To be loved for who we are – isn’t that the thing for which we all long; to be accepted in full. Unconditional love; the type taught by the sages and great teachers. When we love another in this way, we look into them, not at them.
Many of us have spent our lives shape-shifting to suit the needs of others; to cater to the opinions of those we felt were important. All the while, never stepping into and accepting our true nature as it wasn’t recognizable, even by us. During an interview recently, I made a statement that I will pass on to my children, their children and all those willing to listen: If others ask you to change. Change the company you keep. Don’t change you. I stand by that statement and always will.
Those who judge will do so regardless of anything we do to fall within the guidelines of what’s deemed acceptable at that moment. And every time we shift to their whims, a piece of our identity slips further away.
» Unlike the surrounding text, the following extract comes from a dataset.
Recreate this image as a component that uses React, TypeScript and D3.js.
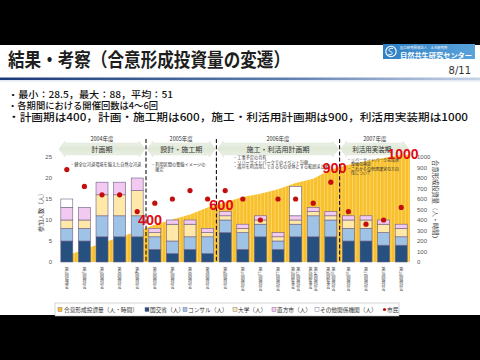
import React from "react";
import * as d3 from "d3";

// ---------- data ----------
const categories = [
  "第1回協議会", "第1回検討会", "第2回検討会", "第3回検討会", "第4回検討会",
  "第5回検討会", "第6回検討会", "第7回検討会", "第8回検討会",
  "第9回検討会", "第10回検討会", "第11回検討会", "第12回検討会",
  "第13回検討会|第1回幹事会", "第14回検討会|第2回幹事会", "第15回検討会|第3回幹事会",
  "第16回検討会", "第17回検討会", "第18回検討会", "第19回検討会",
];
const mlit = [5, 5, 6, 6, 6, 3, 2, 3, 2, 7, 3, 6, 3, 6, 6, 6, 5, 5, 4, 4];
const consultant = [3, 3, 5, 5, 5, 3, 3, 3, 4, 3, 4, 3, 2, 3, 5, 4, 3, 3, 3, 2];
const university = [2, 2, 5, 5, 6, 1, 4, 3, 1, 1, 1, 1, 1, 1, 1, 1, 2, 2, 2, 2];
const nogataCity = [3, 3, 3, 3, 3, 1, 1, 1, 1, 1, 1, 1, 1, 1, 1, 1, 1, 1, 1, 1];
const otherOrgs = [2, 0, 0, 0, 0, 0, 0, 0, 0, 0, 0, 0, 0, 7, 0, 0, 0, 0, 0, 0];
const citizens = [22, 18, 16, 16, 12, 14, 15, 17, 15, 17, 15, 10, 15, 15, 14, 19, 12, 9, 10, 13];
const investment = [60, 62, 58, 55, 57, 63, 50, 47, 68, 50, 48, 33, 42, 60, 40, 88, 45, 35, 28.5, 32];

const periodYears = ["2004年度", "2005年度", "2006年度", "2007年度"];
const periodNames = ["計画期", "設計・施工期", "施工・利活用計画期", "利活用実装期"];
const periodCounts = [5, 4, 7, 4];
const periodTargets = [400, 600, 900, 1000];
const periodNotes = [
  ["・健全な河道環境を備えた自然な河道"],
  ["・利用区間の整備イメージの", "　確定"],
  ["・工事予定の共有", "・リバーサイドパークでのイベント計画", "・護岸を利活用しできるもの全体とする範囲まとめ"],
  ["・リバーサイドパーク完成後", "　整備の検証", "・これからの管理運営の方向", "　性について"],
];
const leftTicks = [0, 5, 10, 15, 20, 25];
const rightTicks = [0, 100, 200, 300, 400, 500, 600, 700, 800, 900, 1000];
const bullets = [
  "・最小：28.5，最大：88，平均：51",
  "・各期間における開催回数は4～6回",
  "・計画期は400，計画・施工期は600，施工・利活用計画期は900，利活用実装期は1000",
];

const JP = "'Noto Sans CJK JP', 'Noto Sans', sans-serif";
const keys = ["mlit", "consultant", "university", "city", "other"];
const colors: Record<string, string> = {
  mlit: "#25507f",
  consultant: "#9fc3e6",
  university: "#ffe8a8",
  city: "#f2c9f0",
  other: "#ffffff",
};
const legendItems = [
  { key: "area", label: "合意形成投資量（人・時間）", mx: 58, tx: 64 },
  { key: "mlit", label: "国交省（人）", mx: 145, tx: 150 },
  { key: "consultant", label: "コンサル（人）", mx: 183, tx: 188 },
  { key: "university", label: "大学（人）", mx: 233, tx: 238 },
  { key: "city", label: "直方市（人）", mx: 272, tx: 277 },
  { key: "other", label: "その他関係機関（人）", mx: 315, tx: 320 },
  { key: "dot", label: "市民", mx: 383, tx: 387 },
];

export default function App() {
  const x = d3.scaleBand<string>().domain(categories).range([58, 410]).paddingInner(0.32).paddingOuter(0.16);
  const yL = d3.scaleLinear().domain([0, 25]).range([262, 157]);
  const yR = d3.scaleLinear().domain([0, 1000]).range([262, 157]);
  const bw = x.bandwidth();
  const cx = (i: number) => (x(categories[i]) as number) + bw / 2;

  const table = categories.map((c, i) => ({
    cat: c, mlit: mlit[i], consultant: consultant[i], university: university[i], city: nogataCity[i], other: otherOrgs[i],
  }));
  const stacked = d3.stack<any>().keys(keys)(table);
  const cumulative = Array.from(d3.cumsum(investment));
  const areaPts: [number, number][] = categories.map((c, i) => [cx(i), cumulative[i]]);
  areaPts.push([410, cumulative[cumulative.length - 1]]);
  const areaGen = d3.area<[number, number]>().x((d) => d[0]).y0(yR(0)).y1((d) => yR(d[1]));

  const ends = Array.from(d3.cumsum(periodCounts));
  const bounds = ends.map((e, i) => (i < ends.length - 1 ? (cx(e - 1) + cx(e)) / 2 : 410));
  const starts = [58, ...bounds.slice(0, -1)];
  const targetDx = [4, 5, -5, -7];
  const targetDy = [0, 6, 0, -3];
  const noteX = [70, 151, 233, 347];
  const noteY = [166, 166, 159, 161.5];
  const noteSize = [4.2, 4.2, 4.2, 4.0];
  const labelDx = [0, 0, 0, -3];
  const bulletY = [97.5, 109, 121];
  const bulletLen = [165, 150, 460];

  const arrow = (x0: number, x1: number, yc: number) => {
    const h = 6, hh = 8, t = 7;
    return `M${x0 + 1},${yc} L${x0 + t},${yc - hh} L${x0 + t},${yc - h} L${x1 - t},${yc - h} L${x1 - t},${yc - hh} L${x1 - 1},${yc} L${x1 - t},${yc + hh} L${x1 - t},${yc + h} L${x0 + t},${yc + h} L${x0 + t},${yc + hh} Z`;
  };

  return (
    <svg width={480} height={360} style={{ position: "absolute", left: 0, top: 0 }} fontFamily={JP}>
      <defs>
        <pattern id="stripes" width={3.52} height={10} patternUnits="userSpaceOnUse">
          <rect width={3.52} height={10} fill="#f8c02c" />
          <rect x={0} width={0.9} height={10} fill="#fbd66c" />
        </pattern>
        <linearGradient id="rule" x1="0" x2="1" y1="0" y2="0">
          <stop offset="0" stopColor="#1d3a78" />
          <stop offset="0.6" stopColor="#5f7fb0" />
          <stop offset="1" stopColor="#c7d3e6" />
        </linearGradient>
        <linearGradient id="logo" x1="0" x2="1" y1="0" y2="0">
          <stop offset="0" stopColor="#2f7fc4" />
          <stop offset="1" stopColor="#5aa3dc" />
        </linearGradient>
        <linearGradient id="arrowFill" x1="0" x2="0" y1="0" y2="1">
          <stop offset="0" stopColor="#eef2ea" />
          <stop offset="0.5" stopColor="#dfe8d6" />
          <stop offset="1" stopColor="#eef2ea" />
        </linearGradient>
      </defs>
      <rect width={480} height={360} fill="#000" />
      <rect x={0} y={45} width={480} height={270} fill="#fff" />

      {/* header */}
      <text x={8} y={67} fontSize={19} fontWeight={700} fill="#1e1e1e" textLength={282} lengthAdjust="spacingAndGlyphs">
        結果・考察（合意形成投資量の変遷）
      </text>
      <rect x={383} y={44} width={92} height={15} fill="url(#logo)" />
      <circle cx={391} cy={51.5} r={5.2} fill="none" stroke="#fff" strokeWidth={1.1} />
      <path d="M393,48.5 C389,47.5 387.5,50.5 390.5,51.5 C393.5,52.5 392.5,55.5 388.5,54.5" fill="none" stroke="#fff" strokeWidth={1} />
      <text x={400} y={48.6} fontSize={3.4} fill="#fff">国立研究開発法人　土木研究所</text>
      <text x={400} y={57.6} fontSize={7} fill="#fff" fontWeight={700} textLength={72} lengthAdjust="spacingAndGlyphs">自然共生研究センター</text>
      <text x={471} y={74} fontSize={10} fill="#333" textAnchor="end" fontFamily="'DejaVu Sans', sans-serif">8/11</text>
      <rect x={0} y={77.5} width={480} height={2.5} fill="url(#rule)" />
      <rect x={0} y={80.5} width={480} height={0.8} fill="#c9d3e3" />

      {/* bullets */}
      {bullets.map((b, i) => (
        <text key={i} x={8} y={bulletY[i]} fontSize={i < 2 ? 9.2 : 10.3} fill="#111" fontWeight={500}
          textLength={bulletLen[i]} lengthAdjust="spacingAndGlyphs">
          {b}
        </text>
      ))}

      {/* cumulative area */}
      <path d={areaGen(areaPts) as string} fill="url(#stripes)" />

      {/* stacked bars */}
      {stacked.map((layer) => (
        <g key={layer.key}>
          {layer.map((d, i) =>
            d[1] - d[0] > 0 ? (
              <rect
                key={i}
                x={x(categories[i])}
                width={bw}
                y={yL(d[1])}
                height={yL(d[0]) - yL(d[1])}
                fill={colors[layer.key]}
                stroke="#6d5f86"
                strokeWidth={0.6}
              />
            ) : null
          )}
        </g>
      ))}

      {/* citizens dots */}
      {citizens.map((v, i) => (
        <circle key={i} cx={cx(i)} cy={yL(v)} r={2.6} fill="#c40d0d" />
      ))}

      {/* period headers & boundaries */}
      {periodNames.map((name, i) => {
        const mid = (starts[i] + bounds[i]) / 2;
        return (
          <g key={name}>
            <text x={mid} y={140.5} fontSize={5.5} textAnchor="middle" fill="#333">{periodYears[i]}</text>
            <path d={arrow(starts[i], bounds[i], 149)} fill="url(#arrowFill)" stroke="#d6dfcf" strokeWidth={0.4} />
            <text x={mid + labelDx[i]} y={151.5} fontSize={i === 3 ? 6.5 : 7} textAnchor="middle" fill="#333">{name}</text>
            {periodNotes[i].map((n, j) => (
              <text key={j} x={noteX[i]} y={noteY[i] + j * 4.6} fontSize={noteSize[i]} fill="#333">{n}</text>
            ))}
          </g>
        );
      })}
      {bounds.slice(0, -1).map((b, i) => (
        <line key={i} x1={b} x2={b} y1={139} y2={263} stroke="#111" strokeWidth={1.1} strokeDasharray="4,2.2" />
      ))}
      {periodTargets.map((t, i) => (
        <text
          key={t}
          x={bounds[i] + targetDx[i]}
          y={yR(t) + targetDy[i]}
          fontSize={i === 3 ? 14 : 14.5}
          fontWeight={700}
          fill="#e00a12"
          textAnchor="middle"
          dominantBaseline="central"
          fontFamily="'Liberation Sans', Arial, sans-serif"
        >
          {t}
        </text>
      ))}

      {/* axes */}
      {leftTicks.map((t) => (
        <text key={t} x={52} y={yL(t)} fontSize={6} fill="#555" textAnchor="end" dominantBaseline="central"
          fontFamily="'Liberation Sans', Arial, sans-serif">{t}</text>
      ))}
      {rightTicks.map((t) => (
        <text key={t} x={417} y={yR(t)} fontSize={6} fill="#555" dominantBaseline="central"
          fontFamily="'Liberation Sans', Arial, sans-serif">{t}</text>
      ))}
      <text transform="translate(40,211) rotate(-90)" fontSize={6} fill="#333" textAnchor="middle" dominantBaseline="central">
        参加人数（人）
      </text>
      <text transform="translate(435,201) rotate(90)" fontSize={6.3} fill="#333" textAnchor="middle" dominantBaseline="central">
        合意形成投資量（人・時間）
      </text>

      {/* category labels (vertical) */}
      {categories.map((c, i) => {
        const parts = c.split("|");
        return parts.map((p, j) => (
          <text
            key={i + "-" + j}
            x={cx(i) + (parts.length > 1 ? (j === 0 ? 2.6 : -2.6) : 0)}
            y={267}
            fontSize={4}
            fill="#444"
            style={{ writingMode: "vertical-rl" as any }}
          >
            {p}
          </text>
        ));
      })}

      {/* legend */}
      <rect x={55} y={303} width={344} height={13} fill="#fff" stroke="#b5b5b5" strokeWidth={0.6} />
      {legendItems.map((it) => (
        <g key={it.key}>
          {it.key === "dot" ? (
            <circle cx={it.mx + 1.5} cy={309.5} r={1.6} fill="#c40d0d" />
          ) : (
            <rect x={it.mx} y={307.5} width={4} height={4}
              fill={it.key === "area" ? "#f8c02c" : colors[it.key]} stroke="#6d5f86" strokeWidth={0.4} />
          )}
          <text x={it.tx} y={309.8} fontSize={5.7} fill="#333" dominantBaseline="central">{it.label}</text>
        </g>
      ))}
    </svg>
  );
}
My daughter came to me one day, and asked if she could dye her hair violet. The dye was temporary, but the independence the act gave her will last forever. Of course, I knew there would be those who would look down upon her. Then again, such is always the case. It takes a wise soul to know the issue is with the viewer, not with the one being viewed. Never dear reader, mold to fit the whims of those who look upon you. Because in time, you will start to see yourself through their eyes. You will question if you are good enough. And yet most who look down upon others do so only because they look down upon themselves; from somewhere deep within they question their worth. It is one of life’s greater truths. A truth we need to own in the same unshakable way we own the heart that beats within us. And by owning this deeper truth, we pass it on to our children; helping to stop the cycle of self-criticism and loathing.
For four weeks my young daughter walked boldly with her violet hair. I watched as others smiled at her. They saw in my daughter her vivacious spirit sprouting with life. I also watched those who offered her a raised critical eye. They saw in my daughter what they feared to be a wild child; one that should be kept tighter under wraps. I stood proudly by my daughter then, just as I do now that her chestnut hair is all one sees. I look into her, never at her. That’s what love does. I cherished every minute while I watched my daughter shun the dubious glares of others. It is a skill that will serve her well. Because she will never be a spirit that’s kept under wraps. I hope she has learned this from me. Or maybe she’s the one who’s taught me. I really can’t say.
Whatever your outer trappings, never change them for another. If you like to wear neon sneakers, walk with style. Or if you are content in khakis, wear them with confidence. But if like me, you stand out a bit in the crowd, then stand tall. I can’t change me. Although the action can be taken, to do so would be to deny who I am. And I rather like me. I’m an old soul that’s hopefully carrying out her last life. I have copper-red hair that flutters in the wind as I ride my Harley down the winding roads. But I am soft in ways that only few understand. My peaceful nature permeates the air around me. I look into people. And the precious few who stand beside me, seem to treasure these things about me.
So if you want to change you, dear readers – do so at your own discretion. Have fun with who you are. You are a magnificent being that is here with a purpose. And that purpose is not to please others.